Los hombres crearon herramientas, edificios, barcos, leyes, imperios; fueron campesinos, magos, poetas, esclavos, adivinos, pastores, astrólogos…
Aumentaron en gran número, y con su peso abrumaban al planeta…
Y su magia atrajo nuevamente la ira de los dioses de más allá del cielo, indignados con su Enemigo, a medida que sus hijos aprendían a controlar su mundo…
¿Eres tú?
Susana jadeó. Luchó con todas sus fuerzas por recuperar el control, por regresar a su mundo.
Mientras el Cousteau derivaba entre las nubes de Júpiter, su único tripulante había caído en una especie de duermevela, ese instante indefinido entre el sueño y la vigilia, en el que aún se posee cierta capacidad de juicio racional. Su cabeza parecía palpitar mansamente; unas suaves manos le estaban dando un masaje a sus pensamientos.
¿Eres tú?
– ¿Qué…? ¿yo…?
La alucinación desapareció como una película bruscamente cortada. El contacto se retiró, como el tentáculo de un caracol al tocar algo desagradable. Al hacerlo, dejó tras de sí un espeso sentimiento de decepción, como el rastro plateado de una babosa.
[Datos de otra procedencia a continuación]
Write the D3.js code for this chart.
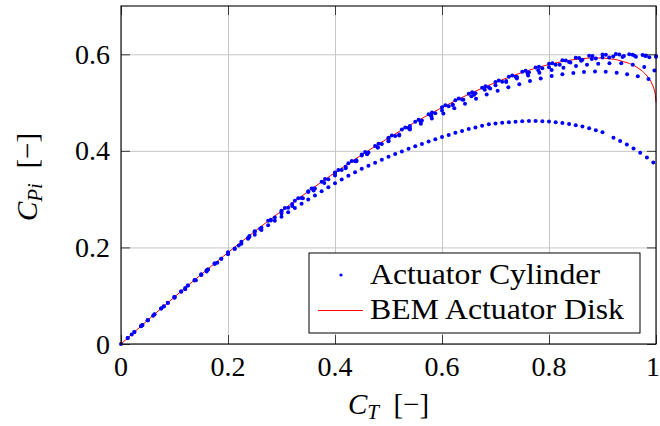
<!DOCTYPE html>
<html><head><meta charset="utf-8">
<script src="https://cdn.jsdelivr.net/npm/d3@7"></script>
<style>
body{margin:0;background:#fff}
svg{display:block;font-family:'Liberation Serif','DejaVu Serif',serif}
svg text{font-family:'Liberation Serif','DejaVu Serif',serif;fill:#000}
</style>
</head><body>
<svg id="c" width="660" height="426" font-family="Liberation Serif, DejaVu Serif, serif"></svg>
<script>
// ---- data ----
const xTicks = [0, 0.2, 0.4, 0.6, 0.8, 1];
const xTickLabels = ["0", "0.2", "0.4", "0.6", "0.8", "1"];
const yTicks = [0, 0.2, 0.4, 0.6];
const yTickLabels = ["0", "0.2", "0.4", "0.6"];
const legendNames = ["Actuator Cylinder", "BEM Actuator Disk"];

// BEM actuator disk curve (C_T, C_Pi)
const bemDisk = [[0,0],[0.025,0.0248],[0.05,0.0494],[0.075,0.0736],[0.1,0.0974],[0.125,0.1210],[0.15,0.1441],
 [0.175,0.1670],[0.2,0.1894],[0.225,0.2115],[0.25,0.2333],[0.275,0.2546],[0.3,0.2755],[0.325,0.2960],[0.35,0.3161],
 [0.375,0.3357],[0.4,0.3549],[0.425,0.3736],[0.45,0.3919],[0.475,0.4096],[0.5,0.4268],[0.525,0.4434],[0.55,0.4595],
 [0.575,0.4749],[0.6,0.4897],[0.625,0.5039],[0.65,0.5173],[0.675,0.5299],[0.7,0.5417],[0.725,0.5526],[0.75,0.5625],
 [0.775,0.5713],[0.8,0.5789],[0.825,0.5851],[0.85,0.5896],[0.875,0.5922],[0.9,0.5923],[0.925,0.5892],[0.95,0.5812],
 [0.96,0.5760],[0.97,0.5690],[0.975,0.5646],[0.98,0.5593],[0.985,0.5528],[0.99,0.5445],[0.995,0.5327],[0.9975,0.5237],
 [0.999,0.5153],[1.0,0.5000]];

// Actuator cylinder results: several runs
const cylMain1 = [[0,0],[0.025,0.0248],[0.05,0.0494],[0.075,0.0736],[0.1,0.0975],[0.125,0.1212],[0.15,0.1444],
 [0.175,0.1673],[0.2,0.1898],[0.225,0.2119],[0.25,0.2337],[0.275,0.2551],[0.3,0.2760],[0.325,0.2965],[0.35,0.3166],
 [0.375,0.3362],[0.4,0.3554],[0.425,0.3741],[0.45,0.3924],[0.475,0.4101],[0.5,0.4273],[0.525,0.4440],[0.55,0.4601],
 [0.575,0.4756],[0.6,0.4905],[0.625,0.5047],[0.65,0.5181],[0.675,0.5308],[0.7,0.5427],[0.725,0.5537],[0.75,0.5637],
 [0.775,0.5727],[0.8,0.5806],[0.825,0.5875],[0.85,0.5930],[0.875,0.5970],[0.9,0.5995],[0.925,0.6005],[0.95,0.6000],
 [0.975,0.5985],[1.0,0.5965]];

const cylMain2 = [[0.0125,0.0123],[0.0375,0.0368],[0.0625,0.0610],[0.0875,0.0848],[0.1125,0.1082],[0.1375,0.1314],
 [0.1625,0.1541],[0.1875,0.1764],[0.2125,0.1980],[0.2375,0.2197],[0.2625,0.2410],[0.2875,0.2618],[0.3125,0.2822],
 [0.3375,0.3023],[0.3625,0.3219],[0.3875,0.3411],[0.4125,0.3601],[0.4375,0.3786],[0.4625,0.3966],[0.4875,0.4140],
 [0.5125,0.4309],[0.5375,0.4473],[0.5625,0.4630],[0.5875,0.4781],[0.6125,0.4926],[0.6375,0.5064],[0.6625,0.5194],
 [0.6875,0.5316],[0.7125,0.5430],[0.7375,0.5534],[0.7625,0.5627],[0.7875,0.5710],[0.8125,0.5782],[0.8375,0.5840],
 [0.8625,0.5885],[0.8875,0.5915],[0.9125,0.5935],[0.9375,0.5945],[0.9625,0.5948],[0.9875,0.5940]];

const cylMain3 = [[0.02,0.0197],[0.04,0.0392],[0.06,0.0586],[0.08,0.0778],[0.1,0.0960],[0.12,0.1133],[0.14,0.1319],
 [0.16,0.1503],[0.18,0.1685],[0.2,0.1864],[0.22,0.2042],[0.24,0.2216],[0.26,0.2388],[0.28,0.2558],[0.3,0.2705],
 [0.32,0.2859],[0.34,0.3021],[0.36,0.3180],[0.38,0.3336],[0.4,0.3489],[0.42,0.3639],[0.44,0.3786],[0.46,0.3930],
 [0.48,0.4071],[0.5,0.4208],[0.52,0.4341],[0.54,0.4471],[0.56,0.4597],[0.58,0.4719],[0.6,0.4837],[0.62,0.4951],
 [0.64,0.5060],[0.66,0.5164],[0.68,0.5263],[0.7,0.5357],[0.72,0.5445],[0.74,0.5527],[0.76,0.5602],[0.78,0.5669],
 [0.8,0.5729],[0.82,0.5785],[0.84,0.5830],[0.86,0.5865],[0.88,0.5900],[0.9,0.5935],[0.92,0.5955],[0.94,0.5965],
 [0.96,0.5968],[0.98,0.5962],[1.0,0.5950]];

const cylMain4 = [[0.30625,0.2817],[0.33125,0.3021],[0.35625,0.3220],[0.38125,0.3415],[0.40625,0.3606],
 [0.43125,0.3792],[0.45625,0.3974],[0.48125,0.4149],[0.50625,0.4320],[0.53125,0.4485],[0.55625,0.4644],
 [0.58125,0.4796],[0.60625,0.4943],[0.63125,0.5083],[0.65625,0.5215],[0.68125,0.5339],[0.70625,0.5455],
 [0.73125,0.5561],[0.75625,0.5657],[0.78125,0.5742],[0.80625,0.5815],[0.83125,0.5873],[0.85625,0.5922],
 [0.88125,0.5963],[0.90625,0.5990],[0.93125,0.5995],[0.95625,0.5990],[0.98125,0.5975]];

const cylRunC = [[0.05,0.0492],[0.1,0.0968],[0.15,0.1435],[0.2,0.1885],[0.25,0.2325],[0.3,0.2745],[0.35,0.3150],
 [0.4,0.3540],[0.45,0.3905],[0.5,0.4255],[0.54,0.4515],[0.58,0.4750],[0.62,0.4960],[0.655,0.5130],[0.69,0.5290],
 [0.72,0.5425],[0.74,0.5500],[0.761,0.5560],[0.782,0.5620],[0.805,0.5675],[0.827,0.5720],[0.8505,0.5757],
 [0.871,0.5785],[0.892,0.5805],[0.913,0.5815],[0.935,0.5812],[0.9565,0.5785],[0.978,0.5735],[0.997,0.5665]];

const cylRunB = [[0.04,0.0395],[0.08,0.0780],[0.12,0.1158],[0.16,0.1525],[0.2,0.1885],[0.24,0.2235],[0.28,0.2575],
 [0.32,0.2900],[0.36,0.3220],[0.4,0.3530],[0.42,0.3670],[0.44,0.3806],[0.46,0.3940],[0.48,0.4070],[0.5,0.4200],
 [0.52,0.4320],[0.54,0.4440],[0.5605,0.4560],[0.581,0.4670],[0.6025,0.4775],[0.623,0.4880],[0.643,0.4975],
 [0.6636,0.5077],[0.6835,0.5167],[0.704,0.5243],[0.724,0.5315],[0.7445,0.5382],[0.7645,0.5445],[0.7845,0.5500],
 [0.805,0.5548],[0.825,0.5585],[0.8455,0.5615],[0.8654,0.5635],[0.886,0.5643],[0.906,0.5638],[0.9265,0.5617],
 [0.946,0.5585],[0.966,0.5545],[0.986,0.5490]];

const cylRunA = [[0.0125,0.0124],[0.025,0.0248],[0.0375,0.0371],[0.05,0.0494],[0.0625,0.0615],[0.075,0.0736],
 [0.0875,0.0855],[0.1,0.0974],[0.1125,0.1092],[0.125,0.1210],[0.1375,0.1326],[0.15,0.1431],[0.1625,0.1544],
 [0.175,0.1655],[0.1875,0.1765],[0.2,0.1864],[0.2125,0.1970],[0.225,0.2075],[0.2375,0.2179],[0.25,0.2263],
 [0.2625,0.2362],[0.275,0.2458],[0.2875,0.2552],[0.3,0.2635],[0.3125,0.2727],[0.325,0.2818],[0.3375,0.2907],
 [0.35,0.2991],[0.3625,0.3077],[0.375,0.3162],[0.3875,0.3245],[0.4,0.3329],[0.4125,0.3406],[0.425,0.3482],
 [0.4375,0.3556],[0.45,0.3629],[0.4625,0.3693],[0.475,0.3756],[0.4875,0.3817],[0.5,0.3878],[0.5125,0.3934],
 [0.525,0.3989],[0.5375,0.4043],[0.55,0.4095],[0.5625,0.4144],[0.575,0.4193],[0.5875,0.4239],[0.6,0.4287],
 [0.6125,0.4330],[0.625,0.4373],[0.6375,0.4412],[0.65,0.4451],[0.6625,0.4486],[0.675,0.4521],[0.6875,0.4552],
 [0.7,0.4565],[0.7125,0.4580],[0.725,0.4593],[0.7375,0.4603],[0.75,0.4611],[0.7625,0.4616],[0.775,0.4618],
 [0.7875,0.4615],[0.8,0.4607],[0.8125,0.4595],[0.825,0.4578],[0.8375,0.4557],[0.85,0.4532],[0.8625,0.4502],
 [0.875,0.4467],[0.8875,0.4428],[0.9,0.4383],[0.9205,0.4270],[0.933,0.4205],[0.9455,0.4132],[0.958,0.4050],
 [0.9705,0.3960],[0.983,0.3865],[0.995,0.3760]];

const cylinderRuns = [cylMain1, cylMain2, cylMain3, cylMain4, cylRunC, cylRunB, cylRunA];

// ---- drawing ----
const FONT = "'Liberation Serif','DejaVu Serif',serif";
const L = 121, R = 656, T = 6, B = 344;
const svg = d3.select("#c");
const x = d3.scaleLinear().domain([0, 1]).range([L, R]);
const y = d3.scaleLinear().domain([0, 0.7]).range([B, T]);

// grid
svg.append("g").attr("transform", `translate(0,${B})`)
  .call(d3.axisBottom(x).tickValues(xTicks).tickSize(-(B - T)).tickFormat(""))
  .call(g => { g.select(".domain").remove(); g.selectAll("line").attr("stroke", "#c6c6c6").attr("stroke-width", 1); });
svg.append("g").attr("transform", `translate(${L},0)`)
  .call(d3.axisLeft(y).tickValues(yTicks).tickSize(-(R - L)).tickFormat(""))
  .call(g => { g.select(".domain").remove(); g.selectAll("line").attr("stroke", "#c6c6c6").attr("stroke-width", 1); });

// BEM curve (under the markers)
svg.append("path").datum(bemDisk)
  .attr("fill", "none").attr("stroke", "#ff0000").attr("stroke-width", 1)
  .attr("d", d3.line().x(d => x(d[0])).y(d => y(d[1])));

// actuator cylinder markers
const mg = svg.append("g").attr("fill", "#0000ff");
cylinderRuns.forEach(run => {
  mg.selectAll(null).data(run).enter().append("circle")
    .attr("cx", d => x(d[0])).attr("cy", d => y(d[1])).attr("r", 2);
});

// inward tick marks on all four sides
const tickStyle = g => { g.select(".domain").remove(); g.selectAll("line").attr("stroke", "#3a3a3a"); g.selectAll("text").remove(); };
svg.append("g").attr("transform", `translate(0,${B})`).call(d3.axisBottom(x).tickValues(xTicks).tickSize(-9)).call(tickStyle);
svg.append("g").attr("transform", `translate(0,${T})`).call(d3.axisTop(x).tickValues(xTicks).tickSize(-9)).call(tickStyle);
svg.append("g").attr("transform", `translate(${L},0)`).call(d3.axisLeft(y).tickValues(yTicks).tickSize(-9)).call(tickStyle);
svg.append("g").attr("transform", `translate(${R},0)`).call(d3.axisRight(y).tickValues(yTicks).tickSize(-9)).call(tickStyle);

// frame
svg.append("rect").attr("x", L).attr("y", T).attr("width", R - L).attr("height", B - T)
  .attr("fill", "none").attr("stroke", "#000").attr("stroke-width", 1.1);

// tick labels
svg.append("g").selectAll("text").data(xTicks).enter().append("text")
  .attr("x", d => Math.min(x(d), 653)).attr("y", 376).attr("text-anchor", "middle")
  .attr("font-family", FONT).attr("font-size", 28).text((d, i) => xTickLabels[i]);
svg.append("g").selectAll("text").data(yTicks).enter().append("text")
  .attr("x", 110).attr("y", d => y(d) + 9.5).attr("text-anchor", "end")
  .attr("font-family", FONT).attr("font-size", 28).text((d, i) => yTickLabels[i]);

// axis titles
const xt = svg.append("text").attr("x", (L + R) / 2).attr("y", 414).attr("text-anchor", "middle")
  .attr("font-family", FONT).attr("font-size", 29);
xt.append("tspan").attr("font-style", "italic").text("C");
xt.append("tspan").attr("font-style", "italic").attr("font-size", 21).attr("dy", 5).text("T");
xt.append("tspan").attr("dy", -5).text("\u2002[\u2212]");

const yt = svg.append("text").attr("transform", `translate(37,177) rotate(-90)`).attr("text-anchor", "middle")
  .attr("font-family", FONT).attr("font-size", 29);
yt.append("tspan").attr("font-style", "italic").text("C");
yt.append("tspan").attr("font-style", "italic").attr("font-size", 21).attr("dy", 5).text("Pi");
yt.append("tspan").attr("dy", -5).text("\u2002[\u2212]");

// legend
const lg = svg.append("g");
lg.append("rect").attr("x", 309).attr("y", 253).attr("width", 331).attr("height", 80)
  .attr("fill", "#fff").attr("stroke", "#000").attr("stroke-width", 1);
lg.append("circle").attr("cx", 341).attr("cy", 275).attr("r", 1.6).attr("fill", "#0000ff");
lg.append("line").attr("x1", 318).attr("x2", 363).attr("y1", 310.5).attr("y2", 310.5)
  .attr("stroke", "#ff0000").attr("stroke-width", 1.1);
lg.append("text").attr("x", 370).attr("y", 283.5).attr("font-family", FONT).attr("font-size", 30)
  .attr("textLength", 230).attr("lengthAdjust", "spacingAndGlyphs").text(legendNames[0]);
lg.append("text").attr("x", 370).attr("y", 318.5).attr("font-family", FONT).attr("font-size", 30)
  .attr("textLength", 254).attr("lengthAdjust", "spacingAndGlyphs").text(legendNames[1]);
</script>
</body></html>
Esa inmensa decepción se apoderó del pecho de Susana, oprimiéndoselo como una gigantesca mano. Sintió deseos de llorar, y se preguntó si aquello podía ser efecto de la sobredosis de meta-éxtasis. Estaba segura de que no.
Miró a su alrededor.
Abajo se deslizaba la envoltura de nubes, de un color que oscilaba del amarillo claro a tonos más saturados, dorados, anaranjados y azafrán, formando un trenzado dibujo.
Y aquellas criaturas voladoras estaban bajo el Cousteau; lo estaban elevando, empujándolo hacia el transparente aire de las alturas.
A pesar de que su mente aún zumbaba, Susana logró reunir la suficiente frialdad para utilizar una diminuta paleta, rascar el lomo del monstruo y obtener una muestra de tejido.
De todas las cosas que Lenov había imaginado, nada le había sorprendido tanto como la realidad.
Estaba posado en un claro de una selva increíble. La abundante vegetación que le rodeaba era engañosa; la temperatura era casi siberiana. Era evidente que aquellas no eran plantas normales.
Los árboles eran de troncos achaparrados, gruesos y cortos, una adaptación a la gravedad, sin duda. Sus copas se elevaban hacia un cielo totalmente fuera de lugar. Las feroces tormentas, los relámpagos y los truenos, omnipresentes en el ámbito joviano, se habían esfumado al atravesar el campo de fuerza. Las centellas seguían fulgurando en el cielo, cubierto de titánicas nubes; ningún sonido les llegaba.